◆ Instructions to follow ◆
Return the material exactly as supplied, apart from the pictures, which are omitted.
--- Data extract ---
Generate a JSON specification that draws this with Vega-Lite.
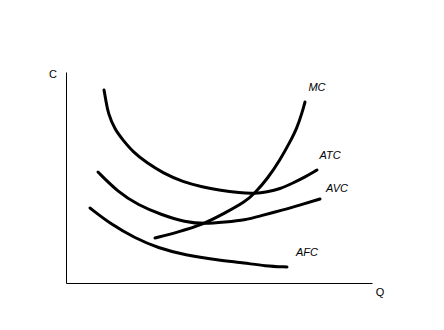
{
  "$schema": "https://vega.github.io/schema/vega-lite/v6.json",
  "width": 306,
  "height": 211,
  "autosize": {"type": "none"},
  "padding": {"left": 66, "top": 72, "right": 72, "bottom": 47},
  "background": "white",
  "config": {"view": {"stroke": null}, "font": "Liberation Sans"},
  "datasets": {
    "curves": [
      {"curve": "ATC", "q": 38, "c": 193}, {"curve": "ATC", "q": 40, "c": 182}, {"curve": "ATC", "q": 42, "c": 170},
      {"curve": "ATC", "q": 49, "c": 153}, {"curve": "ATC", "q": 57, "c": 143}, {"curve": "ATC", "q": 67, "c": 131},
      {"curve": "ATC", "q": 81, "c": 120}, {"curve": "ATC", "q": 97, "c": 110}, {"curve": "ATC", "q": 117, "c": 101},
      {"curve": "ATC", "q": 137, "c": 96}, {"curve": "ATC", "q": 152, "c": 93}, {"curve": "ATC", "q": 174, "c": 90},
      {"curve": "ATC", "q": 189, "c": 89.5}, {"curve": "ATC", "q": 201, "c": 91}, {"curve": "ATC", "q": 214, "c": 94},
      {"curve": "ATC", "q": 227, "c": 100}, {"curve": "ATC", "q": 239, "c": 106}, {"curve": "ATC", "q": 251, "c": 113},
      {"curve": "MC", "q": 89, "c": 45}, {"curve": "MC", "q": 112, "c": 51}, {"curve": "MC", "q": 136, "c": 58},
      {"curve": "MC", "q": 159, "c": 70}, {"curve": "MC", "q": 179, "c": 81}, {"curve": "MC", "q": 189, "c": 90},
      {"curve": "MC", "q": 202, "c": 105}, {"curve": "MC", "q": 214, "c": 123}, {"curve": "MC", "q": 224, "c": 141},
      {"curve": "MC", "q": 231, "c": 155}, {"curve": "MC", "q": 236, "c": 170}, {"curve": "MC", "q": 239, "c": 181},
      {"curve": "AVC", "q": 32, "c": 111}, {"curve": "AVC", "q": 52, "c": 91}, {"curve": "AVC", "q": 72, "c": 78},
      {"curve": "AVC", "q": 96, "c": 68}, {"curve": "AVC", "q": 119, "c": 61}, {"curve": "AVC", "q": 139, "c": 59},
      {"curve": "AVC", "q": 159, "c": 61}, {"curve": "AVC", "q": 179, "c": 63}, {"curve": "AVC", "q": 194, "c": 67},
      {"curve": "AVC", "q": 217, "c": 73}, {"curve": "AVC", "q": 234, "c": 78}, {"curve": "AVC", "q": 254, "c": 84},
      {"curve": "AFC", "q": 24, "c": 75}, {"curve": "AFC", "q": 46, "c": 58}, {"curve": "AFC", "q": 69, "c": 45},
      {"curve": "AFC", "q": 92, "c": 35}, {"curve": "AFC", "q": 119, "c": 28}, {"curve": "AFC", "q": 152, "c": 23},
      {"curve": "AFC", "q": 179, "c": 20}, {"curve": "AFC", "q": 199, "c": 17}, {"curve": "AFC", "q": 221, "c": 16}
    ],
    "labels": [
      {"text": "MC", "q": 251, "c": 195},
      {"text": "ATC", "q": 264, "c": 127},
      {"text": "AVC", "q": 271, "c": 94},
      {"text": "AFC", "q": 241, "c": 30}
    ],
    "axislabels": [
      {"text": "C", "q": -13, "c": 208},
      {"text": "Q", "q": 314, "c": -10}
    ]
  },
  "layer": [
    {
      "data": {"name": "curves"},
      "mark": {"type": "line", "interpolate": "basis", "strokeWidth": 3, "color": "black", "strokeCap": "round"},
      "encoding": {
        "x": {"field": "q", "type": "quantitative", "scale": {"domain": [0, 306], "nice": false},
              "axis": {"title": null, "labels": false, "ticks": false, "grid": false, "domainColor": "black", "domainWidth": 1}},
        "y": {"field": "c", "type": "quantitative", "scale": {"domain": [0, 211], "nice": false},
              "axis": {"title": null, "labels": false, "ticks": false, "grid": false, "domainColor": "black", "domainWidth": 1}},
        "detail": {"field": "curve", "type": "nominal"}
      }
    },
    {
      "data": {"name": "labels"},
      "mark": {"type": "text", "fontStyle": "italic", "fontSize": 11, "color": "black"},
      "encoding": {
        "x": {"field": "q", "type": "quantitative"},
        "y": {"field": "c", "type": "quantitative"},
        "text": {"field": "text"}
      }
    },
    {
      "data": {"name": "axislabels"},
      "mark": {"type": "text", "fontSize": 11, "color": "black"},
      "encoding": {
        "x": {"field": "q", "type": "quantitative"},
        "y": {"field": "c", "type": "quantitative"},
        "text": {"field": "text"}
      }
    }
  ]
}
---
◆ Exercise response ◆
Generate a JSON specification that draws this with Vega-Lite.
{
  "$schema": "https://vega.github.io/schema/vega-lite/v6.json",
  "width": 306,
  "height": 211,
  "autosize": {"type": "none"},
  "padding": {"left": 66, "top": 72, "right": 72, "bottom": 47},
  "background": "white",
  "config": {"view": {"stroke": null}, "font": "Liberation Sans"},
  "datasets": {
    "curves": [
      {"curve": "ATC", "q": 38, "c": 193}, {"curve": "ATC", "q": 40, "c": 182}, {"curve": "ATC", "q": 42, "c": 170},
      {"curve": "ATC", "q": 49, "c": 153}, {"curve": "ATC", "q": 57, "c": 143}, {"curve": "ATC", "q": 67, "c": 131},
      {"curve": "ATC", "q": 81, "c": 120}, {"curve": "ATC", "q": 97, "c": 110}, {"curve": "ATC", "q": 117, "c": 101},
      {"curve": "ATC", "q": 137, "c": 96}, {"curve": "ATC", "q": 152, "c": 93}, {"curve": "ATC", "q": 174, "c": 90},
      {"curve": "ATC", "q": 189, "c": 89.5}, {"curve": "ATC", "q": 201, "c": 91}, {"curve": "ATC", "q": 214, "c": 94},
      {"curve": "ATC", "q": 227, "c": 100}, {"curve": "ATC", "q": 239, "c": 106}, {"curve": "ATC", "q": 251, "c": 113},
      {"curve": "MC", "q": 89, "c": 45}, {"curve": "MC", "q": 112, "c": 51}, {"curve": "MC", "q": 136, "c": 58},
      {"curve": "MC", "q": 159, "c": 70}, {"curve": "MC", "q": 179, "c": 81}, {"curve": "MC", "q": 189, "c": 90},
      {"curve": "MC", "q": 202, "c": 105}, {"curve": "MC", "q": 214, "c": 123}, {"curve": "MC", "q": 224, "c": 141},
      {"curve": "MC", "q": 231, "c": 155}, {"curve": "MC", "q": 236, "c": 170}, {"curve": "MC", "q": 239, "c": 181},
      {"curve": "AVC", "q": 32, "c": 111}, {"curve": "AVC", "q": 52, "c": 91}, {"curve": "AVC", "q": 72, "c": 78},
      {"curve": "AVC", "q": 96, "c": 68}, {"curve": "AVC", "q": 119, "c": 61}, {"curve": "AVC", "q": 139, "c": 59},
      {"curve": "AVC", "q": 159, "c": 61}, {"curve": "AVC", "q": 179, "c": 63}, {"curve": "AVC", "q": 194, "c": 67},
      {"curve": "AVC", "q": 217, "c": 73}, {"curve": "AVC", "q": 234, "c": 78}, {"curve": "AVC", "q": 254, "c": 84},
      {"curve": "AFC", "q": 24, "c": 75}, {"curve": "AFC", "q": 46, "c": 58}, {"curve": "AFC", "q": 69, "c": 45},
      {"curve": "AFC", "q": 92, "c": 35}, {"curve": "AFC", "q": 119, "c": 28}, {"curve": "AFC", "q": 152, "c": 23},
      {"curve": "AFC", "q": 179, "c": 20}, {"curve": "AFC", "q": 199, "c": 17}, {"curve": "AFC", "q": 221, "c": 16}
    ],
    "labels": [
      {"text": "MC", "q": 251, "c": 195},
      {"text": "ATC", "q": 264, "c": 127},
      {"text": "AVC", "q": 271, "c": 94},
      {"text": "AFC", "q": 241, "c": 30}
    ],
    "axislabels": [
      {"text": "C", "q": -13, "c": 208},
      {"text": "Q", "q": 314, "c": -10}
    ]
  },
  "layer": [
    {
      "data": {"name": "curves"},
      "mark": {"type": "line", "interpolate": "basis", "strokeWidth": 3, "color": "black", "strokeCap": "round"},
      "encoding": {
        "x": {"field": "q", "type": "quantitative", "scale": {"domain": [0, 306], "nice": false},
              "axis": {"title": null, "labels": false, "ticks": false, "grid": false, "domainColor": "black", "domainWidth": 1}},
        "y": {"field": "c", "type": "quantitative", "scale": {"domain": [0, 211], "nice": false},
              "axis": {"title": null, "labels": false, "ticks": false, "grid": false, "domainColor": "black", "domainWidth": 1}},
        "detail": {"field": "curve", "type": "nominal"}
      }
    },
    {
      "data": {"name": "labels"},
      "mark": {"type": "text", "fontStyle": "italic", "fontSize": 11, "color": "black"},
      "encoding": {
        "x": {"field": "q", "type": "quantitative"},
        "y": {"field": "c", "type": "quantitative"},
        "text": {"field": "text"}
      }
    },
    {
      "data": {"name": "axislabels"},
      "mark": {"type": "text", "fontSize": 11, "color": "black"},
      "encoding": {
        "x": {"field": "q", "type": "quantitative"},
        "y": {"field": "c", "type": "quantitative"},
        "text": {"field": "text"}
      }
    }
  ]
}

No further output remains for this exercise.